J’avais donné l’exemple de l’EVO [prestigieuse compétition de jeux de combat ayant lieu à Los Angeles, ndlr] pendant la conférence, et c’était une bonne solution. Il y a eu une année [2010] pendant laquelle les femmes qui s’inscrivaient en compétition féminine étaient obligées de jouer aussi dans le tournoi mixte.

C’est toujours le cas cette année ?

K. | Non, parce que les joueurs ont dit que les joueuses avaient tout autant leur place dans le tournoi mixte. La règle a été écartée ; résultat, l’EVO n’a plus jamais fait de tournoi féminin. J’avais vu 60 filles jouer à Street Fighter cette année-là, ce n’est plus arrivé depuis.

L’e-sport est-il menacé par des pratiques de triche ?

J. D. | Mais le modèle économique des compétitions n’est pas favorable à de la triche à grande échelle. On a un modèle qui encourage le fairplay et l’autorégulation. L’État ne peut avoir qu’un impact assez faible, sur cette question. Peut-être que l’Arjel [Autorité de régulation des jeux en ligne, ndlr], qui contrôle tout le volet pari des jeux, pourrait s’y atteler.

K. | De toute façon, c’est à l’éditeur de contrôler cet aspect-là.
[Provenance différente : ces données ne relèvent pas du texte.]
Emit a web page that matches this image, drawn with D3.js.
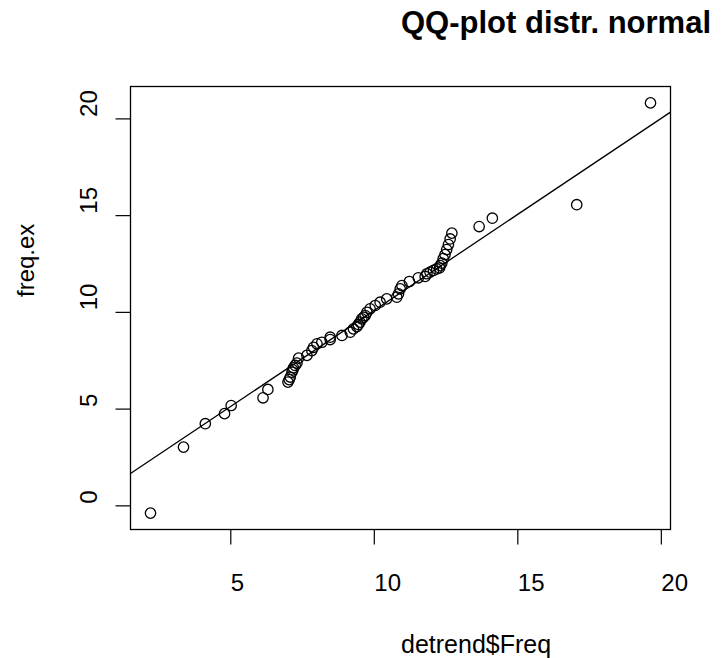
<!DOCTYPE html>
<html>
<head>
<meta charset="utf-8">
<script src="https://cdn.jsdelivr.net/npm/d3@7"></script>
<style>
  html, body { margin: 0; padding: 0; background: #fff; }
  svg text { font-family: "Liberation Sans", Arial, sans-serif; fill: #000; }
</style>
</head>
<body>
<div class="container"></div>
<script>
// sorted sample quantiles
const detrendFreq = [2.22, 3.37, 4.13, 4.80, 5.03, 6.14, 6.31, 7.01, 7.05, 7.09, 7.15, 7.18, 7.20, 7.26, 7.32, 7.38,
    7.67, 7.84, 7.90, 8.02, 8.19, 8.48, 8.48, 8.89, 9.18, 9.29, 9.41, 9.46, 9.52, 9.58, 9.64, 9.70, 9.76, 9.87,
    10.05, 10.22, 10.45, 10.80, 10.86, 10.92, 10.98, 11.24, 11.55, 11.79, 11.85, 11.96, 12.08, 12.19, 12.29,
    12.31, 12.37, 12.42, 12.48, 12.54, 12.60, 12.66, 12.72, 13.67, 14.13, 17.07, 19.64]

const freqEx = [-0.40, 3.01, 4.22, 4.74, 5.16, 5.56, 5.99, 6.37, 6.50, 6.63, 6.88, 7.00, 7.11, 7.23, 7.35, 7.61,
    7.75, 8.00, 8.17, 8.35, 8.43, 8.57, 8.69, 8.78, 8.95, 9.12, 9.24, 9.35, 9.47, 9.64, 9.72, 9.81, 9.98, 10.16,
    10.33, 10.50, 10.67, 10.76, 10.93, 11.19, 11.36, 11.57, 11.76, 11.83, 11.97, 12.05, 12.14, 12.22, 12.27,
    12.39, 12.52, 12.75, 12.96, 13.22, 13.48, 13.77, 14.07, 14.41, 14.84, 15.54, 20.80]

// reference line y = a + b*x
const lineCoef = [0.13, 0.993]

const xTicks = [5, 10, 15, 20]
const yTicks = [0, 5, 10, 15, 20]

const mainTitle = 'QQ-plot distr. normal'
const xLabel = 'detrend$Freq'
const yLabel = 'freq.ex'

const drawChart = () => {

    const width = 724;
    const height = 658;

    // plot region (R style box)
    const left = 130.5, right = 670.5, top = 86.5, bottom = 529.5;

    const svg = d3.select('.container')
                .append('svg')
                .attr('width', width)
                .attr('height', height)

    // R pads the data range by 4% on each side
    const pad = (ext) => {
        const r = ext[1] - ext[0];
        return [ext[0] - 0.04 * r, ext[1] + 0.04 * r];
    }

    const x = d3.scaleLinear()
        .domain(pad(d3.extent(detrendFreq)))
        .range([left, right]);

    const y = d3.scaleLinear()
        .domain(pad(d3.extent(freqEx)))
        .range([bottom, top]);

    // x axis
    const gx = svg.append('g')
        .attr('transform', `translate(0,${bottom})`)
        .call(d3.axisBottom(x).tickValues(xTicks).tickSize(15).tickFormat(d3.format('d')));

    gx.select('.domain').remove();
    gx.selectAll('.tick line').attr('stroke', '#000').attr('stroke-width', 1.2);
    gx.selectAll('.tick text')
        .attr('y', 61)
        .attr('dy', 0)
        .attr('x', 0)
        .attr('text-anchor', 'start')
        .style('font-size', '24px')
        .style('font-family', '"Liberation Sans", Arial, sans-serif');

    // y axis, labels parallel to the axis
    const gy = svg.append('g')
        .attr('transform', `translate(${left},0)`)
        .call(d3.axisLeft(y).tickValues(yTicks).tickSize(15).tickFormat(d3.format('d')));

    gy.select('.domain').remove();
    gy.selectAll('.tick line').attr('stroke', '#000').attr('stroke-width', 1.2);
    gy.selectAll('.tick text')
        .attr('x', 0)
        .attr('y', 0)
        .attr('dy', 0)
        .attr('text-anchor', 'start')
        .attr('transform', 'translate(-33.5,-2) rotate(-90)')
        .style('font-size', '24px')
        .style('font-family', '"Liberation Sans", Arial, sans-serif');

    // clip for the line
    svg.append('clipPath')
        .attr('id', 'plotclip')
        .append('rect')
        .attr('x', left)
        .attr('y', top)
        .attr('width', right - left)
        .attr('height', bottom - top);

    const xd = x.domain();
    svg.append('line')
        .attr('clip-path', 'url(#plotclip)')
        .attr('x1', x(xd[0]))
        .attr('y1', y(lineCoef[0] + lineCoef[1] * xd[0]))
        .attr('x2', x(xd[1]))
        .attr('y2', y(lineCoef[0] + lineCoef[1] * xd[1]))
        .attr('stroke', '#000')
        .attr('stroke-width', 1.3);

    // points
    svg.append('g')
        .selectAll('circle')
        .data(detrendFreq.map((d, i) => [d, freqEx[i]]))
        .enter()
        .append('circle')
        .attr('cx', (d) => x(d[0]))
        .attr('cy', (d) => y(d[1]))
        .attr('r', 5.2)
        .attr('fill', 'none')
        .attr('stroke', '#000')
        .attr('stroke-width', 1.3);

    // box
    svg.append('rect')
        .attr('x', left)
        .attr('y', top)
        .attr('width', right - left)
        .attr('height', bottom - top)
        .attr('fill', 'none')
        .attr('stroke', '#000')
        .attr('stroke-width', 1.3);

    // titles
    svg.append('text')
        .attr('x', 401)
        .attr('y', 33)
        .style('font-size', '31px')
        .style('font-weight', 'bold')
        .text(mainTitle);

    svg.append('text')
        .attr('x', 401)
        .attr('y', 653)
        .style('font-size', '25px')
        .text(xLabel);

    svg.append('text')
        .attr('transform', 'translate(34,297) rotate(-90)')
        .style('font-size', '24px')
        .text(yLabel);
}

drawChart();
</script>
</body>
</html>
C’est lui qui localise les cas et bannit les tricheurs.

J. D. | Le principe de l’autorégulation est déjà à l’œuvre, notamment via le Pegi [l’organisme européen de classification des jeux vidéo, ndlr]. Si on veut voir des sponsors arriver, avoir un modèle économique fiable et un accueil bienveillant de l’e-sport par les pouvoirs publics, il faut que le secteur soit sain, propre. S’il y a des soupçons, tout le secteur perd de son attractivité.

Pour conclure, qu’aimeriez vous dire aux médias et aux gens qui comprennent encore mal l’intérêt de l’e-sport ?

K. | Je pense qu’une fois qu’on les a emmenés au Zénith regarder les finales de League of Legends, ils ont compris l’intérêt. Tant qu’on n’assiste pas aux compétitions en vrai, c’est facile de se faire une image négative, de se dire “ils sont juste assis sur un siège, il ne se passe rien”. Mais une fois que l’on a vu l’engouement des joueurs, du public, on retrouve ce qu’on aime dans le sport. On a des équipes qui se démènent pour gagner, un public qui se lève, qui crie… Même sans comprendre ce qui se passe à l’écran, on mesure l’ampleur du phénomène.